• _TASK GOAL_: Restate the whole listing word for word. Pictures are left out.

• _DATA_:
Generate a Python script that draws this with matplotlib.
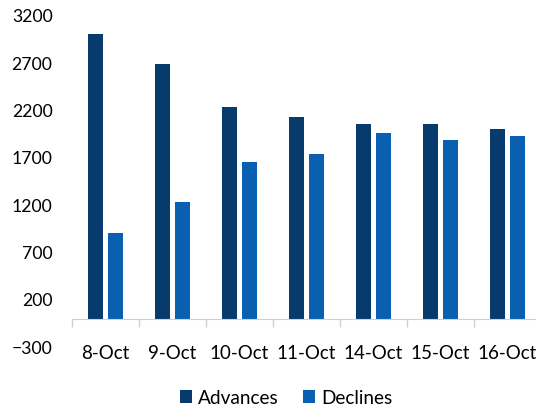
import matplotlib
matplotlib.use("Agg")
import matplotlib.pyplot as plt
import numpy as np

dates = ["8-Oct", "9-Oct", "10-Oct", "11-Oct", "14-Oct", "15-Oct", "16-Oct"]
advances = [3010, 2695, 2242, 2137, 2058, 2058, 2006]
declines = [910, 1238, 1654, 1742, 1963, 1886, 1929]
y_ticks = [-300, 200, 700, 1200, 1700, 2200, 2700, 3200]

ADV_COLOR = "#073a6d"
DEC_COLOR = "#0960b0"

plt.rcParams["font.family"] = ["Lato", "DejaVu Sans"]

fig = plt.figure(figsize=(5.36, 4.08), dpi=100)
ax = fig.add_axes([72 / 536, 1 - 347 / 408, 469 / 536, 331 / 408])

x = np.arange(len(dates))
w = 0.22
ax.bar(x - 0.145, advances, width=w, color=ADV_COLOR, label="Advances")
ax.bar(x + 0.145, declines, width=w, color=DEC_COLOR, label="Declines")

ax.set_ylim(-300, 3200)
ax.set_xlim(-0.5, len(dates) - 0.5)
ax.set_yticks(y_ticks)
ax.tick_params(axis="y", length=0, pad=14, labelsize=12.7, colors="#000000")

# category axis sits at zero, labels stay low like Excel
ax.spines["bottom"].set_position(("data", 0))
ax.spines["bottom"].set_color("#d0d0d0")
for s in ("top", "right", "left"):
    ax.spines[s].set_visible(False)
ax.set_xticks(x)
ax.set_xticklabels(dates)
ax.tick_params(axis="x", which="major", length=0, pad=19, labelsize=13.5)
ax.set_xticks(np.arange(len(dates) + 1) - 0.5, minor=True)
ax.tick_params(axis="x", which="minor", length=6, width=1, color="#d0d0d0")

fig.legend(loc="center", bbox_to_anchor=(286 / 536, 1 - 398 / 408), ncol=2,
           frameon=False, fontsize=13.7, handlelength=0.65, handleheight=0.65,
           handletextpad=0.3, columnspacing=1.3)

fig.savefig("out.png", dpi=100)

• _RESULT OF THE EXERCISE_:
Generate a Python script that draws this with matplotlib.
import matplotlib
matplotlib.use("Agg")
import matplotlib.pyplot as plt
import numpy as np

dates = ["8-Oct", "9-Oct", "10-Oct", "11-Oct", "14-Oct", "15-Oct", "16-Oct"]
advances = [3010, 2695, 2242, 2137, 2058, 2058, 2006]
declines = [910, 1238, 1654, 1742, 1963, 1886, 1929]
y_ticks = [-300, 200, 700, 1200, 1700, 2200, 2700, 3200]

ADV_COLOR = "#073a6d"
DEC_COLOR = "#0960b0"

plt.rcParams["font.family"] = ["Lato", "DejaVu Sans"]

fig = plt.figure(figsize=(5.36, 4.08), dpi=100)
ax = fig.add_axes([72 / 536, 1 - 347 / 408, 469 / 536, 331 / 408])

x = np.arange(len(dates))
w = 0.22
ax.bar(x - 0.145, advances, width=w, color=ADV_COLOR, label="Advances")
ax.bar(x + 0.145, declines, width=w, color=DEC_COLOR, label="Declines")

ax.set_ylim(-300, 3200)
ax.set_xlim(-0.5, len(dates) - 0.5)
ax.set_yticks(y_ticks)
ax.tick_params(axis="y", length=0, pad=14, labelsize=12.7, colors="#000000")

# category axis sits at zero, labels stay low like Excel
ax.spines["bottom"].set_position(("data", 0))
ax.spines["bottom"].set_color("#d0d0d0")
for s in ("top", "right", "left"):
    ax.spines[s].set_visible(False)
ax.set_xticks(x)
ax.set_xticklabels(dates)
ax.tick_params(axis="x", which="major", length=0, pad=19, labelsize=13.5)
ax.set_xticks(np.arange(len(dates) + 1) - 0.5, minor=True)
ax.tick_params(axis="x", which="minor", length=6, width=1, color="#d0d0d0")

fig.legend(loc="center", bbox_to_anchor=(286 / 536, 1 - 398 / 408), ncol=2,
           frameon=False, fontsize=13.7, handlelength=0.65, handleheight=0.65,
           handletextpad=0.3, columnspacing=1.3)

fig.savefig("out.png", dpi=100)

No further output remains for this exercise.